The necessary supplies include an entablature top from a door casing, fluted pilasters, plinth blocks, bead molding, mirror glass, 1/2-inch plywood, a 2x board, 2 5/8-inch pocket-hole screws, construction adhesive, 1-inch and 2-inch deck screws, wood glue, oil-based primer, gloss oil-based enamel, sandpaper, and mirror mastic. Essential tools for the project are a drill/driver, pocket-hole jig, caulk gun, clamps, and a paintbrush.
Construction begins with a dry-fit of the parts, arranging the precut pilaster frame around the mirror and positioning a 2x board, slightly thicker than the frame components, across the top to support the entablature. The 2x board is sized to match the width of the entablature's back, particularly if the entablature has mitered corners that originally wrapped the sides of a door casing.
Next, the mirror frame is assembled.

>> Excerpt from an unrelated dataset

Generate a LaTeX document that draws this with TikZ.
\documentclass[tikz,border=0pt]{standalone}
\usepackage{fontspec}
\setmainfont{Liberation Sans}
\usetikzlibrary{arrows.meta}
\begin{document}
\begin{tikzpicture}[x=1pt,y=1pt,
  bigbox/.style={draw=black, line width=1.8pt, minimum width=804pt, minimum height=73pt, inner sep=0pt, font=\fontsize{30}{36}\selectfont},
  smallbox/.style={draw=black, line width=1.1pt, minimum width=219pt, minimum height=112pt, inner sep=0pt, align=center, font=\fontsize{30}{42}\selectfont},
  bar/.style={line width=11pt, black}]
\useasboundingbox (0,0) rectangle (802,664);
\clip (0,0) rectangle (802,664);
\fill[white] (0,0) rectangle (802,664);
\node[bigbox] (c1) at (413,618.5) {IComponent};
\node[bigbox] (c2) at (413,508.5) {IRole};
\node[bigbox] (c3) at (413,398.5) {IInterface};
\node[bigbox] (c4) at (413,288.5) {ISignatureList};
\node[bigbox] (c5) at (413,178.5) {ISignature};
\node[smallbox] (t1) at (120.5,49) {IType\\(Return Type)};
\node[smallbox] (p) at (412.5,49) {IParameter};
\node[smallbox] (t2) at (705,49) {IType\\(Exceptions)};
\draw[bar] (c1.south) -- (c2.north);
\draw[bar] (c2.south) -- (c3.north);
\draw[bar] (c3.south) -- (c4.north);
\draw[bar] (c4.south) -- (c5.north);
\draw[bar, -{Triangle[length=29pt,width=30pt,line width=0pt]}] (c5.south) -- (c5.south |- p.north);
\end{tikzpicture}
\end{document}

This involves joining the pilasters to the plinths using pocket-hole screws, driven diagonally along the backs of the wood with a drill/driver and a pocket-hole jig. Subsequently, the 2x top is joined to the ends of the pilasters. Once the frame structure is partially complete, construction adhesive is applied along the back of the frame using a caulk gun.
The plywood back is then secured to the frame. After applying adhesive, the panel is adhered, and 1-inch deck screws are driven into the four corners and every eight inches along the top, sides, and bottom of the back panel for firm attachment. Following this, the frame is flipped faceup, and construction adhesive is used to affix the decorative entablature to the 2x top, which is then secured with clamps.
To complete the entablature top, the frame is turned facedown again. The adhesive is reinforced by driving 2-inch deck screws through the back of the 2x board. If the entablature has mitered corners, they are secured with wood glue to ensure they wrap the board's ends neatly. The next step involves painting the frame. An oil-based enamel is applied to achieve a lacquer-like finish. It is important to prime the entablature top first if it has been stripped of old paint or stained, sanding between coats for a smooth finish.
The final stages involve adding the mirror glass and bead molding. The mirror glass is adhered using special mirror mastic, a task that may require assistance due to the size and fragility of the glass. Once the mirror is in place, its edges are covered with bead molding, which is affixed to the frame using wood glue. The finished pier mirror is then ready to be positioned to enhance the room's brightness and ambiance, serving as both a functional and decorative element.